I have a pressure driven flow system, where the flow rate is controlled by a capillary, which is much smaller in terms of diameter than the rest of the tubbing, thus, having more hydraulic resistance than the rest of the system, leading to flow control. So, the flow rate is dictated by the capillary.

During my experiments measuring the flow rates, we used the Haggen-Pouiselle law to predict and change flow rate (Q= (dP. pi. r^4)/(8. viscosity. length of the capillary)). In the smallest capillary diameters (0,127mm with lengths of 150 and 60mm) flows predicted were very similar to the practical ones (flow rates were predicted using https://www.dolomite-microfluidics.com/support/microfluidic-calculator/), which made sense because the flow rate calculator uses the haggen-poiseulle law to predict flows and the flow was laminar. Perfect! :D

The problem is when I increase capillary diameter, to the 0,180 and 0,250mm. The predicted values are bigger than the real ones. Which is logical because the online calculator tells me that the flow is turbulent (although I don’t really understand that part because the value of the reynolds number given is smaller than is smaller than 2000).

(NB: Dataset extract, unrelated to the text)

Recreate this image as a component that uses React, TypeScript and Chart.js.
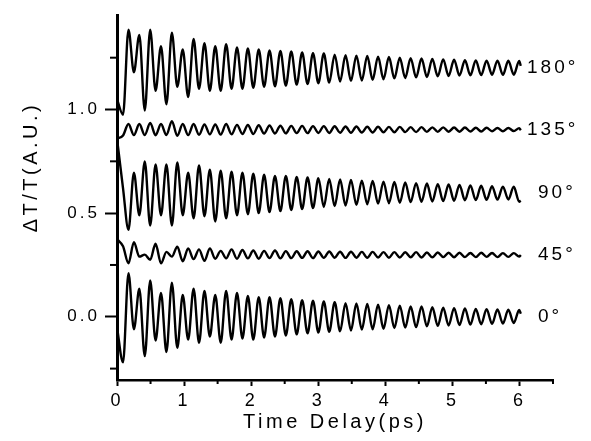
import React, { useEffect, useRef } from 'react';
import { Chart, registerables } from 'chart.js';

Chart.register(...registerables);

const FONT = '"Liberation Sans", Arial, Helvetica, sans-serif';

// Time delay (ps) of the sampled points: start, successive extrema, end
const timeDelay = [
  0, 0.090, 0.171, 0.252, 0.333, 0.414, 0.495, 0.575, 0.656, 0.737,
  0.818, 0.899, 0.980, 1.061, 1.142, 1.223, 1.304, 1.384, 1.465, 1.546,
  1.627, 1.708, 1.789, 1.870, 1.951, 2.032, 2.113, 2.193, 2.274, 2.355,
  2.436, 2.517, 2.598, 2.679, 2.760, 2.841, 2.922, 3.002, 3.083, 3.164,
  3.245, 3.326, 3.407, 3.488, 3.569, 3.650, 3.731, 3.811, 3.892, 3.973,
  4.054, 4.135, 4.216, 4.297, 4.378, 4.459, 4.540, 4.620, 4.701, 4.782,
  4.863, 4.944, 5.025, 5.106, 5.187, 5.268, 5.349, 5.429, 5.510, 5.591,
  5.672, 5.753, 5.834, 5.915, 5.996, 6.020,
];

const deg0 = [
  -0.05, -0.22, 0.21, -0.06, 0.135, -0.19, 0.175, -0.115, 0.115, -0.17,
  0.165, -0.15, 0.105, -0.11, 0.135, -0.125, 0.125, -0.095, 0.105, -0.125,
  0.125, -0.11, 0.115, -0.105, 0.1, -0.11, 0.095, -0.1, 0.095, -0.095,
  0.09, -0.09, 0.085, -0.085, 0.08, -0.08, 0.078, -0.076, 0.074, -0.072,
  0.07, -0.07, 0.066, -0.066, 0.064, -0.062, 0.062, -0.06, 0.058, -0.058,
  0.056, -0.054, 0.054, -0.052, 0.05, -0.05, 0.05, -0.046, 0.046, -0.044,
  0.044, -0.042, 0.042, -0.04, 0.04, -0.038, 0.038, -0.036, 0.037, -0.034,
  0.035, -0.033, 0.034, -0.03, 0.033, 0.015,
];

const deg45 = [
  0.375, 0.34, 0.258, 0.36, 0.29, 0.30, 0.275, 0.352, 0.258, 0.313,
  0.29, 0.338, 0.268, 0.33, 0.278, 0.325, 0.27, 0.33, 0.28, 0.318,
  0.282, 0.325, 0.28, 0.322, 0.282, 0.32, 0.28, 0.318, 0.283, 0.32,
  0.282, 0.317, 0.283, 0.316, 0.284, 0.316, 0.283, 0.315, 0.284, 0.315,
  0.285, 0.314, 0.284, 0.314, 0.285, 0.313, 0.285, 0.313, 0.286, 0.312,
  0.285, 0.312, 0.286, 0.311, 0.287, 0.312, 0.286, 0.31, 0.287, 0.31,
  0.288, 0.309, 0.287, 0.309, 0.288, 0.308, 0.288, 0.309, 0.289, 0.308,
  0.288, 0.307, 0.289, 0.307, 0.29, 0.298,
];

const deg90 = [
  0.86, 0.62, 0.42, 0.695, 0.49, 0.75, 0.44, 0.735, 0.49, 0.735,
  0.44, 0.745, 0.49, 0.695, 0.475, 0.73, 0.485, 0.71, 0.46, 0.705,
  0.475, 0.70, 0.49, 0.695, 0.495, 0.69, 0.50, 0.685, 0.505, 0.68,
  0.51, 0.68, 0.515, 0.675, 0.52, 0.672, 0.525, 0.668, 0.53, 0.665,
  0.534, 0.662, 0.537, 0.66, 0.54, 0.657, 0.543, 0.655, 0.546, 0.652,
  0.548, 0.65, 0.55, 0.648, 0.553, 0.645, 0.555, 0.643, 0.556, 0.64,
  0.558, 0.638, 0.56, 0.636, 0.562, 0.634, 0.563, 0.632, 0.564, 0.63,
  0.565, 0.628, 0.566, 0.627, 0.555, 0.56,
];

const deg135 = [
  0.86, 0.875, 0.93, 0.877, 0.93, 0.877, 0.935, 0.876, 0.93, 0.877,
  0.944, 0.873, 0.93, 0.877, 0.93, 0.878, 0.928, 0.88, 0.928, 0.879,
  0.93, 0.88, 0.926, 0.882, 0.925, 0.882, 0.924, 0.884, 0.923, 0.884,
  0.922, 0.885, 0.921, 0.886, 0.921, 0.886, 0.92, 0.887, 0.92, 0.887,
  0.919, 0.888, 0.918, 0.888, 0.918, 0.889, 0.917, 0.889, 0.917, 0.89,
  0.916, 0.89, 0.916, 0.891, 0.915, 0.891, 0.915, 0.892, 0.914, 0.892,
  0.914, 0.893, 0.913, 0.893, 0.913, 0.894, 0.912, 0.894, 0.912, 0.895,
  0.911, 0.895, 0.911, 0.896, 0.91, 0.9,
];

const deg180 = [
  1.05, 0.975, 1.385, 1.18, 1.36, 0.995, 1.385, 1.09, 1.305, 1.025,
  1.37, 1.11, 1.29, 1.06, 1.34, 1.10, 1.32, 1.09, 1.305, 1.09,
  1.315, 1.10, 1.30, 1.10, 1.295, 1.105, 1.29, 1.11, 1.285, 1.112,
  1.283, 1.115, 1.28, 1.12, 1.275, 1.123, 1.272, 1.127, 1.27, 1.13,
  1.265, 1.135, 1.262, 1.138, 1.26, 1.14, 1.258, 1.143, 1.255, 1.146,
  1.253, 1.15, 1.25, 1.152, 1.248, 1.155, 1.246, 1.157, 1.244, 1.16,
  1.242, 1.162, 1.24, 1.164, 1.238, 1.165, 1.237, 1.166, 1.236, 1.168,
  1.236, 1.167, 1.235, 1.168, 1.234, 1.21,
];

const traceLabels = ['0°', '45°', '90°', '135°', '180°'];
const traceOffsets = [0, 0.3, 0.6, 0.9, 1.2];
const yMinorTicks = [-0.25, 0.25, 0.75, 1.25];
const xMinorTicks = [0.5, 1.5, 2.5, 3.5, 4.5, 5.5, 6.5];

const decorPlugin = {
  id: 'decor',
  beforeDraw(chart: any) {
    chart.ctx.letterSpacing = '3px';
  },
  afterDraw(chart: any) {
    const { ctx, scales } = chart;
    const x = scales.x;
    const y = scales.y;
    ctx.save();
    ctx.strokeStyle = '#000';
    ctx.lineWidth = 2;
    yMinorTicks.forEach((v) => {
      const py = y.getPixelForValue(v);
      ctx.beginPath();
      ctx.moveTo(x.left - 7, py);
      ctx.lineTo(x.left, py);
      ctx.stroke();
    });
    xMinorTicks.forEach((v) => {
      const px = x.getPixelForValue(v);
      ctx.beginPath();
      ctx.moveTo(px, y.bottom);
      ctx.lineTo(px, y.bottom + 4);
      ctx.stroke();
    });
    ctx.fillStyle = '#000';
    ctx.font = `19px ${FONT}`;
    ctx.letterSpacing = '3px';
    ctx.textBaseline = 'middle';
    ctx.textAlign = 'left';
    traceLabels.forEach((lab, k) => {
      ctx.fillText(lab, lab.length > 3 ? 527 : 538, y.getPixelForValue(traceOffsets[k]));
    });
    ctx.font = `20px ${FONT}`;
    ctx.letterSpacing = '3.5px';
    ctx.textAlign = 'center';
    ctx.fillText('Time Delay(ps)', 335, 422);
    ctx.translate(31, 167);
    ctx.rotate(-Math.PI / 2);
    ctx.fillText('ΔT/T(A.U.)', 0, 0);
    ctx.restore();
    ctx.letterSpacing = '0px';
  },
};

export default function App() {
  const ref = useRef<HTMLCanvasElement>(null);
  useEffect(() => {
    const series = [deg0, deg45, deg90, deg135, deg180];
    const chart = new Chart(ref.current as HTMLCanvasElement, {
      type: 'line',
      data: {
        datasets: series.map((vals, k) => ({
          label: traceLabels[k],
          data: timeDelay.map((t, i) => ({ x: t, y: vals[i] })),
          borderColor: '#000',
          borderWidth: 2.4,
          pointRadius: 0,
          cubicInterpolationMode: 'monotone' as const,
          fill: false,
        })),
      },
      options: {
        animation: false,
        responsive: true,
        maintainAspectRatio: false,
        layout: { padding: { top: 5, right: 38, left: 0, bottom: 0 } },
        plugins: { legend: { display: false }, tooltip: { enabled: false } },
        scales: {
          x: {
            type: 'linear',
            min: 0,
            max: 6.5,
            afterFit: (s: any) => {
              s.height = 61;
            },
            ticks: {
              stepSize: 1,
              includeBounds: false,
              padding: 4,
              color: '#000',
              font: { family: FONT, size: 18 },
              callback: (v: any) => String(v),
            },
            grid: { drawOnChartArea: false, tickLength: 6, tickWidth: 2, tickColor: '#000' },
            border: { display: true, color: '#000', width: 2.5 },
          },
          y: {
            type: 'linear',
            min: -0.305,
            max: 1.455,
            afterFit: (s: any) => {
              s.width = 117;
            },
            ticks: {
              stepSize: 0.5,
              includeBounds: false,
              padding: 5,
              color: '#000',
              font: { family: FONT, size: 17 },
              callback: (v: any) => Number(v).toFixed(1),
            },
            grid: { drawOnChartArea: false, tickLength: 12, tickWidth: 2, tickColor: '#000' },
            border: { display: true, color: '#000', width: 3 },
          },
        },
      },
      plugins: [decorPlugin],
    });
    return () => chart.destroy();
  }, []);
  return (
    <div style={{ position: 'absolute', left: 0, top: 0, width: 591, height: 441, background: '#fff' }}>
      <canvas ref={ref} />
    </div>
  );
}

So, first I was intrigued because if flow is turbulent, I should have real flows greater than the predicted, and the opposite was happening. But I forgot that part

So, I thought of the Darcy-Weisbach equation which allow us to calculate flow velocity of turbulent and laminar flows (dP = friction factor. (L/diameter). ((density.v^2)/2)). So, I searched for the friction factor of my capillary which was a PEEK capillary used in HPLC. So, in order to find the friction factor, I had to calculate the relative roughness of the capillary. I searched for the absolute roughness of PVC and other plastics and assumed a value of 0,0015 mm. I divided by the diameter of my capillary which in this calculation was the one with 0,250mm of diameter which gave me 0,006. I then used an online calculator to solve the Colebrook equation in order to have the friction factor, which gave me 0,136 (https://www.ajdesigner.com/php_colebrook/colebrook_equation.php#ajscroll) . I used the reynolds number gave by the dolomite online calculator (159.782). Making the calculations (pressure drop was 10 psi which I converted to Pa), I had a flow value of 5ml/min of flow rate (viscosity of the liquid is 1,490 cP and density is 948 kg/m^3; the liquid is THF:Water (3:2)), much higher than the real one of 2,3ml/min and the predicted of 2,9ml/min.

The first problem that I find here is that for knowing the reynold number, I have to know the velocity of the fluid, something that I wanted to predict... So, this approach doesn’t make much sense to me.

The second, is that I am getting real flow rates slower than the predictions of Haggen-Pouiselle law and it should be the opposite.

Can you help me please with this issue? :D

Is there any alternative equation to predict flow rate?

Can you see what is wrong here?

Thank you so much for your attention!